Playing like a mix of Tenchu, Bionic Commando, and the classic Ninja Gaiden games on NES, Mark of the Ninja looks like it’ll be a surefire hit with fans of feudal assassins. Though it comes from Klei Entertainment, the makers of the two Shank games, the style of action couldn’t be more different. Instead of chainsawing through thugs like a blowtorch through butter, you’re better off avoiding fights entirely, as a true ninja would.
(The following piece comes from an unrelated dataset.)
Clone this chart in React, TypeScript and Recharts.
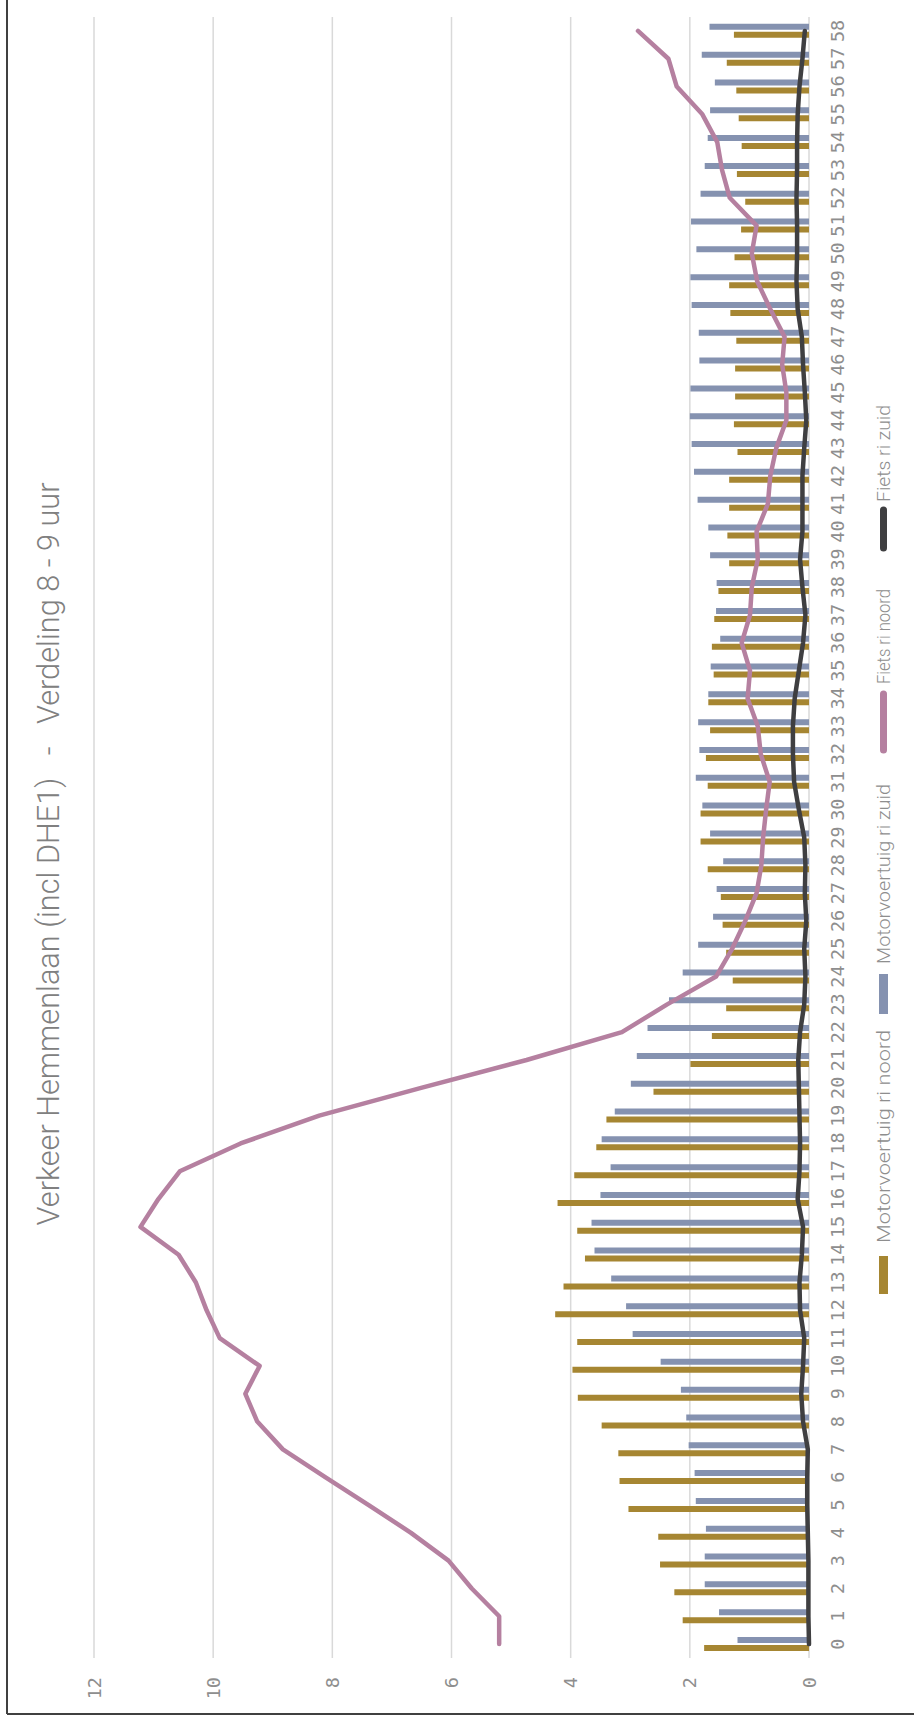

That’s not to say that MotN lacks the over-the-top cartoony violence that Shank delivered – but in this game, we got our kicks via brutal stealth kills, each more flashy than the last. But trying to take on burly guards head-on is a mistake: they’ll kill the as-of-yet-unnamed ninja in two or three hits. Instead, you’ll want to use the surroundings to your advantage, as in any worthwhile stealth game, to divide and conquer a stage by picking off targets one at a time. You can even pick up dead bodies and lug them to a hiding spot in the dark shadows, Deus Ex style.
The visuals look quite similar to Shank, only much, much cooler. Just like “fog of war” in RTS games, any area of the screen that isn’t in your line of sight will be silhouetted against the gorgeous backdrops. That means that failing to look before you leap could get you surrounded by guards in seconds – and nobody wants that. Shank (y'know, the dude you play as in Shank?) always looked a little bit goofy to us, but MotN’s protagonist has a ninjitsu swagger to him that makes us wish he had his own comic. (It would mainly focus on killing fools in increasingly-awesome ways.)
You’ve got more than a sword and your wits to sneakily slay enemies. The ninja is covered in tattoos, each of which grant him a specific special ability – hookshots, shuriken, wall-climbing, and what have you. You’ll unlock more sick tats as you progress through the game, giving MotN a sort of Metroidvania vibe without the need to uncover every inch of the map. Stealth puzzles include distracting enemies with a shuriken-to-gong clang, luring them underneath a stone lamp before dropping it on their heads, and using grates in the floors and walls (which you can effortlessly cling to) to get yourself in position for a viscera-impaling one hit kill (activated by an inoffensive quick time event of pressing the correct direction and button).
The way each level is laid out is quite satisfying – you’ll never get bright neon arrows screaming at you to go somewhere. Instead, an unassuming tree branch might be just the platform you need to hookshot to in order to reach a perfect vantage point on a rooftop. There are plenty of awesome touches too: for instance, if a guard finds a body that’s been mutilated beyond recognition, he’ll actually become afraid and run around aimlessly, letting you sneak up and snap his neck like it’s your job. Which it pretty much is.
We saw the game on Xbox as a downloadable title, but we’re certain that, as with Shank, it’ll make its way to the PS3 and PC as well. This is definitely a ninja game to keep an eye on – in a time when ninjas are nearing as overuse on the same scale as zombies, bringing them back to their stealth-centric, frail-yet-deadly roots is the right way to go.